The most (I’m tempted to say worst) traditional people in America today are those timorous, “Conservatism, Inc.,” normies who are more alarmed by DOGE than DEI. They would rather live under the leftist orthodoxy of the managerial class than endure the brash, crass, chaotic (and at times gleefully juvenile) chainsaw administration of Trump and Musk. Instead of having a moral framework that includes a conception of good government to which they can aspire, the normie-cons prioritize whatever would preserve the old status quo, and thus (perhaps this is the real point) their comfortable privileges. As I argued in a previous Chronicles article, the bottom line for these folks seems to be, “Don’t rock the boat, I’m counting my money.”
But if traditionalism and conservatism can’t justify the revolutionary overthrow of the ruling class, we might want to be more clear about what we are fighting for. While we have a lot to learn from Gramsci (and, for that matter, Foucault), we need to be clear to people like Neil Shenvi that we are only using critical theory and the postmodern critique of power structures in order to establish something better.
But what exactly is that something better? We need to be explicit about what’s guiding this battle; what is the central idea that serves as our lodestar? This brings me to my suggestion: I would propose as our political banner the principle of consent. Consent of the governed seems to capture the most essential aspects of what we all want to recover. Moreover, it is a relatively easy concept to explain and offers the widest appeal for uniting the different factions of the spirited right. (Incidentally, I would offer the same suggestion to Elon Musk. Waste, fraud, and abuse are bad; but what’s truly offensive about the administrative state is how it undermines the dignity and independence of self-governing citizens.)
What the conservative traditionalists at the Dispatch, the Bulwark, and increasingly (sad to say) National Review crave is not personal liberty or strong families or the rule of law, but the comforting predictability of the old uniparty establishment—even if that means accepting the corrupt regime of race-obsessed, morally degenerate bureaucracy: “Stand with trans Americans,” as Bill Kristol now says. That attitude is repulsive to Gottfried, which is why I have tremendous respect for his moral courage and practical judgment, even if we still disagree on some theoretical or historical points.
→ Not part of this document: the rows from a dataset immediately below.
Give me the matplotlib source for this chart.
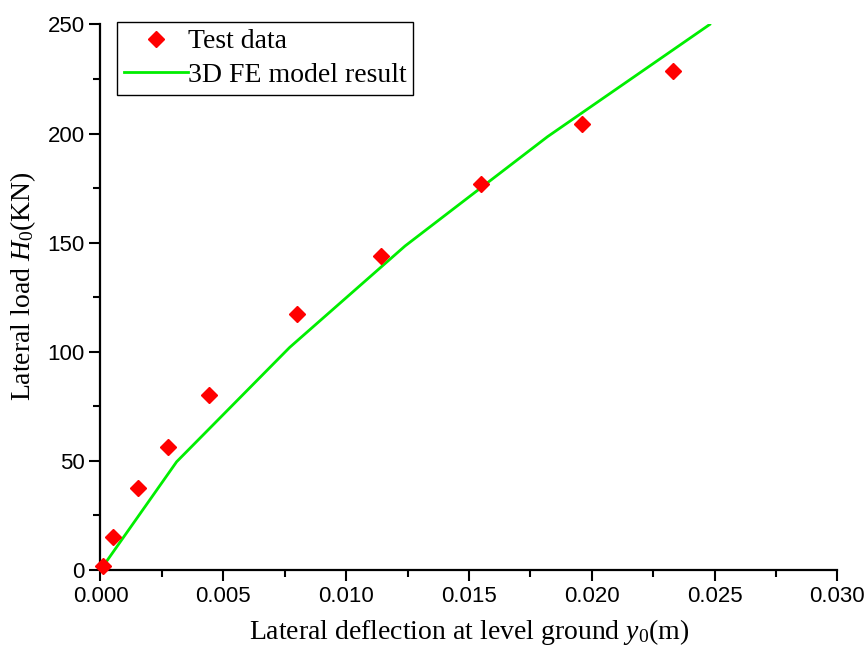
import matplotlib
matplotlib.use('Agg')
import matplotlib.pyplot as plt
from matplotlib.ticker import MultipleLocator

plt.rcParams['mathtext.fontset'] = 'custom'
plt.rcParams['mathtext.rm'] = 'Liberation Serif'
plt.rcParams['mathtext.it'] = 'Liberation Serif:italic'

# test data (deflection m, load KN)
test_y0 = [0.0001, 0.00052, 0.00154, 0.00273, 0.00440, 0.0080, 0.0114, 0.0155, 0.0196, 0.0233]
test_H0 = [2, 15.2, 37.4, 56.2, 80.3, 117.2, 143.8, 176.7, 204.2, 228.6]

# 3D FE model curve
fe_y0 = [0.0, 0.0031, 0.0077, 0.0124, 0.0182, 0.0248]
fe_H0 = [0.0, 49.6, 102, 148.5, 198.6, 250]

fig = plt.figure(figsize=(8.67, 6.48), dpi=100)
ax = fig.add_axes([0.1159, 0.1204, 0.850, 0.8418])

ax.plot(fe_y0, fe_H0, color='#00ee00', linewidth=2, label='3D FE model result', zorder=2)
ax.plot(test_y0, test_H0, linestyle='none', marker='D', markersize=8.5,
        color='red', markeredgecolor='red', label='Test data', zorder=3, clip_on=False)

ax.set_xlim(0, 0.030)
ax.set_ylim(0, 250)
ax.xaxis.set_major_locator(MultipleLocator(0.005))
ax.xaxis.set_minor_locator(MultipleLocator(0.0025))
ax.yaxis.set_major_locator(MultipleLocator(50))
ax.yaxis.set_minor_locator(MultipleLocator(25))
ax.xaxis.set_major_formatter(plt.FuncFormatter(lambda v, p: '%.3f' % v))

for s in ['top', 'right']:
    ax.spines[s].set_visible(False)
for s in ['left', 'bottom']:
    ax.spines[s].set_linewidth(1.6)

ax.tick_params(which='major', direction='out', length=8, width=1.5,
               labelsize=16, labelfontfamily='Liberation Sans')
ax.tick_params(which='minor', direction='out', length=5, width=1.5)

ax.set_xlabel(r'Lateral deflection at level ground $\mathit{y}_{\mathit{0}}$(m)',
              fontsize=20, family='Liberation Serif', labelpad=7)
ax.set_ylabel(r'Lateral load $\mathit{H}_{\mathit{0}}$(KN)',
              fontsize=20, family='Liberation Serif')
ax.yaxis.set_label_coords(-0.085, 0.52)

handles, labels = ax.get_legend_handles_labels()
leg = ax.legend(handles[::-1], labels[::-1], loc='upper left', bbox_to_anchor=(0.0224, 1.0046),
                prop={'family': 'Liberation Serif', 'size': 20}, frameon=True,
                fancybox=False, edgecolor='black', framealpha=1,
                handlelength=2.3, handletextpad=0.0, borderpad=0.25, borderaxespad=0,
                labelspacing=0.3)
leg.get_frame().set_linewidth(1.0)

fig.savefig('out.png', dpi=100)
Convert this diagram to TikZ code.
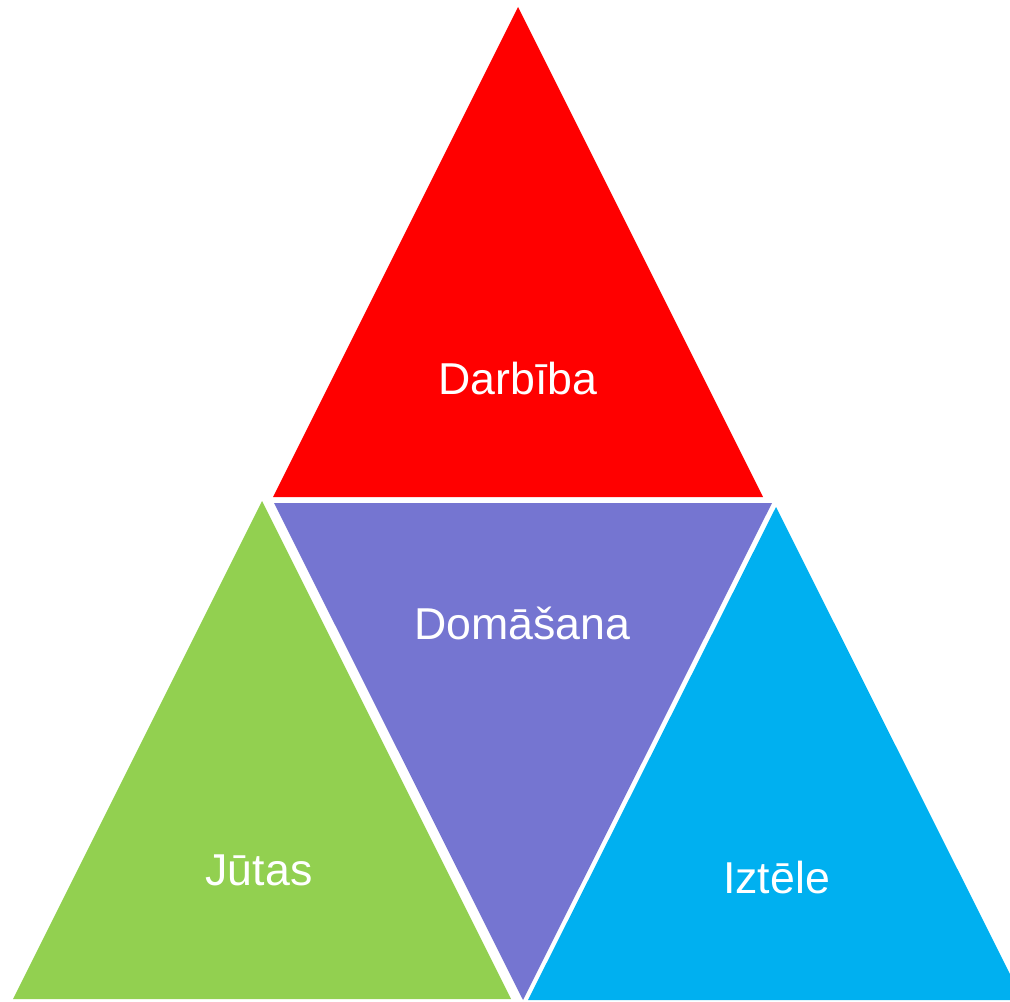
\documentclass[tikz,border=0pt]{standalone}
\usepackage{fontspec}
\setmainfont{Liberation Sans}
\definecolor{darbibared}{RGB}{255,0,0}
\definecolor{domasanaviolet}{RGB}{117,117,209}
\definecolor{jutasgreen}{RGB}{146,208,80}
\definecolor{iztelecyan}{RGB}{0,176,240}
\tikzset{every picture/.style={line width=0.75pt}}
\tikzset{tlabel/.style={anchor=base,inner sep=0.75pt,text=white,font=\fontsize{33.5}{40}\selectfont}}

\begin{document}
\begin{tikzpicture}[x=0.75pt,y=0.75pt,yscale=-1,xscale=1]
%set diagram size: 1010 x 1002
\path[use as bounding box] (0,0) rectangle (1010,1002);
\clip (0,0) rectangle (1010,1002);

%Shape: Triangle [id:darbiba] 
\fill [darbibared] (518,7) -- (763,497) -- (273,497) -- cycle ;
%Shape: Triangle [id:domasana] 
\fill [domasanaviolet] (274,503) -- (772,503) -- (523,1000) -- cycle ;
%Shape: Triangle [id:jutas] 
\fill [jutasgreen] (262,501) -- (511,999) -- (13,999) -- cycle ;
%Shape: Triangle [id:iztele] 
\fill [iztelecyan] (776,507) -- (1023,1000) -- (528,1000) -- cycle ;

% Text Node
\draw (518,394) node [tlabel] (darbiba) {Darbība};
% Text Node
\draw (522.5,639) node [tlabel] (domasana) {Domāšana};
% Text Node
\draw (259,885) node [tlabel] (jutas) {Jūtas};
% Text Node
\draw (776.5,893) node [tlabel] (iztele) {Iztēle};

\end{tikzpicture}
\end{document}
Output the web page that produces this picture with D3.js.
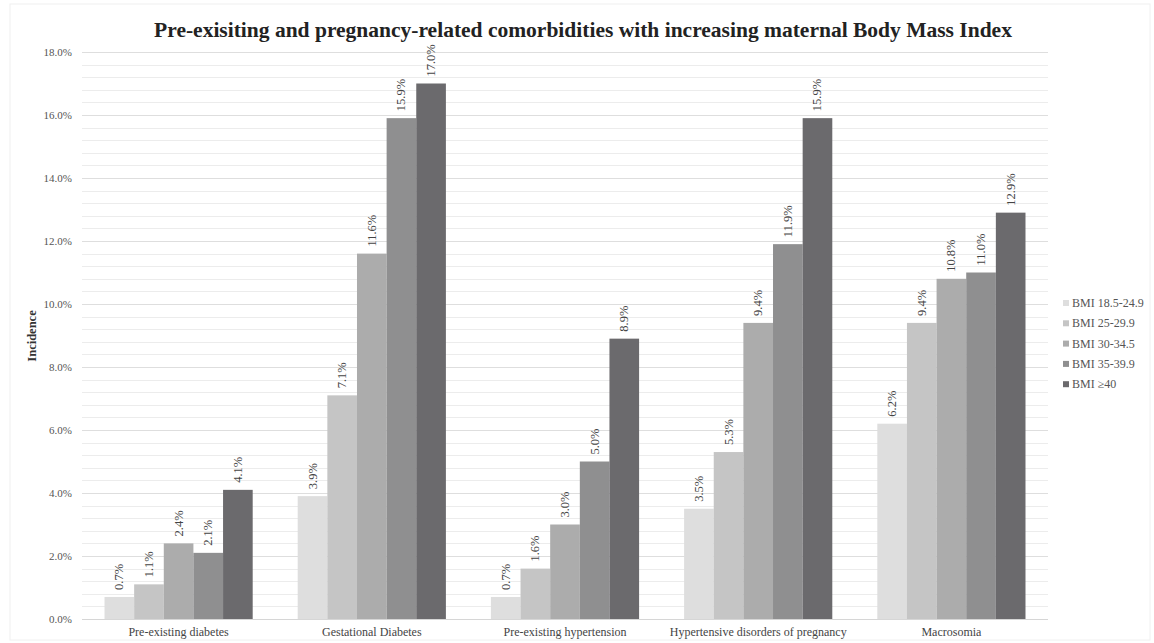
<!DOCTYPE html>
<html>
<head>
<meta charset="utf-8">
<script src="https://cdn.jsdelivr.net/npm/d3@7"></script>
<style>
html,body{margin:0;padding:0;background:#fff;}
svg{display:block;font-family:"Liberation Serif","Times New Roman",serif;}
</style>
</head>
<body>
<svg id="chart" width="1154" height="643"></svg>
<script>
const categories = ["Pre-existing diabetes","Gestational Diabetes","Pre-existing hypertension","Hypertensive disorders of pregnancy","Macrosomia"];
const seriesNames = ["BMI 18.5-24.9","BMI 25-29.9","BMI 30-34.5","BMI 35-39.9","BMI \u226540"];
const bmi18 = [0.7, 3.9, 0.7, 3.5, 6.2];
const bmi25 = [1.1, 7.1, 1.6, 5.3, 9.4];
const bmi30 = [2.4, 11.6, 3.0, 9.4, 10.8];
const bmi35 = [2.1, 15.9, 5.0, 11.9, 11.0];
const bmi40 = [4.1, 17.0, 8.9, 15.9, 12.9];
const yTicks = [0, 2, 4, 6, 8, 10, 12, 14, 16, 18];
const seriesValues = [bmi18, bmi25, bmi30, bmi35, bmi40];
const colors = ["#dedede", "#c5c5c5", "#acacac", "#8f8f90", "#6b6a6d"];

const svg = d3.select("#chart");
const plotLeft = 82, plotRight = 1048, plotTop = 52, plotBottom = 619;

const x0 = d3.scaleBand().domain(categories).range([plotLeft, plotRight]).paddingInner(0.233).paddingOuter(0.1165);
const x1 = d3.scaleBand().domain(seriesNames).range([0, x0.bandwidth()]).padding(0);
const y = d3.scaleLinear().domain([0, 18]).range([plotBottom, plotTop]);

// outer frame
svg.append("rect").attr("x", 10).attr("y", 4).attr("width", 1140).attr("height", 636)
  .attr("fill", "none").attr("stroke", "#f0f0f0").attr("stroke-width", 1);

// minor gridlines
const minor = d3.range(0, 18.01, 0.4).filter(v => Math.abs(v / 2 - Math.round(v / 2)) > 0.01);
svg.append("g").selectAll("line").data(minor).join("line")
  .attr("x1", plotLeft).attr("x2", plotRight)
  .attr("y1", d => Math.round(y(d)) + 0.5).attr("y2", d => Math.round(y(d)) + 0.5)
  .attr("stroke", "#ececec").attr("stroke-width", 1);

// major gridlines via axis
const yAxis = d3.axisLeft(y).tickValues(yTicks).tickFormat(d => d.toFixed(1) + "%").tickSize(-(plotRight - plotLeft)).tickPadding(10);
const gy = svg.append("g").attr("transform", `translate(${plotLeft},0)`).call(yAxis);
gy.select(".domain").remove();
gy.selectAll(".tick line").attr("stroke", "#dedede");
gy.selectAll(".tick text").attr("font-size", 11).attr("fill", "#555").attr("font-family", "Liberation Serif, serif");

// baseline
svg.append("line").attr("x1", plotLeft).attr("x2", plotRight).attr("y1", plotBottom + 0.5).attr("y2", plotBottom + 0.5).attr("stroke", "#d6d6d6");

// bars
const groups = svg.append("g").selectAll("g").data(categories).join("g")
  .attr("transform", d => `translate(${x0(d)},0)`);

groups.each(function(cat, ci) {
  const g = d3.select(this);
  const vals = seriesNames.map((s, si) => ({ s, si, v: seriesValues[si][ci] }));
  g.selectAll("rect").data(vals).join("rect")
    .attr("x", d => x1(d.s)).attr("width", x1.bandwidth())
    .attr("y", d => y(d.v)).attr("height", d => y(0) - y(d.v))
    .attr("fill", d => colors[d.si]);
  g.selectAll("text").data(vals).join("text")
    .attr("transform", d => `translate(${x1(d.s) + x1.bandwidth() / 2 + 4},${y(d.v) - 7}) rotate(-90)`)
    .attr("font-size", 12.5).attr("fill", "#444")
    .text(d => d.v.toFixed(1) + "%");
});

// category labels
const xAxis = d3.axisBottom(x0).tickSize(0).tickPadding(8);
const gx = svg.append("g").attr("transform", `translate(0,${plotBottom})`).call(xAxis);
gx.select(".domain").remove();
gx.selectAll(".tick text").attr("font-size", 12).attr("fill", "#444").attr("font-family", "Liberation Serif, serif");

// title
svg.append("text").attr("x", 583).attr("y", 37).attr("text-anchor", "middle")
  .attr("font-size", 21.5).attr("font-weight", "bold").attr("fill", "#222")
  .text("Pre-exisiting and pregnancy-related comorbidities with increasing maternal Body Mass Index");

// y axis title
svg.append("text").attr("transform", `translate(36,336) rotate(-90)`).attr("text-anchor", "middle")
  .attr("font-size", 12.5).attr("font-weight", "bold").attr("fill", "#333").text("Incidence");

// legend
const legend = svg.append("g").attr("transform", "translate(1063,303)");
const li = legend.selectAll("g").data(seriesNames).join("g")
  .attr("transform", (d, i) => `translate(0,${i * 20.3})`);
li.append("rect").attr("x", 0).attr("y", -3).attr("width", 6).attr("height", 6).attr("fill", (d, i) => colors[i]);
li.append("text").attr("x", 9).attr("y", 4).attr("font-size", 12).attr("fill", "#555").text(d => d);
</script>
</body>
</html>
My one recommendation would be to let go (finally) of the idea that tradition, as important as it is, can be adequate by itself as a practical guide during this crisis. All of us, even paleoconservatives, need solid, enduring, and—I dare say—theoretical principles to unite behind. The rallying cry of “consent of the governed,” which I think captures the best part of our tradition, can supply a coherent, teachable, unifying principle for waging the urgent battle that Gottfried and I both want to fight.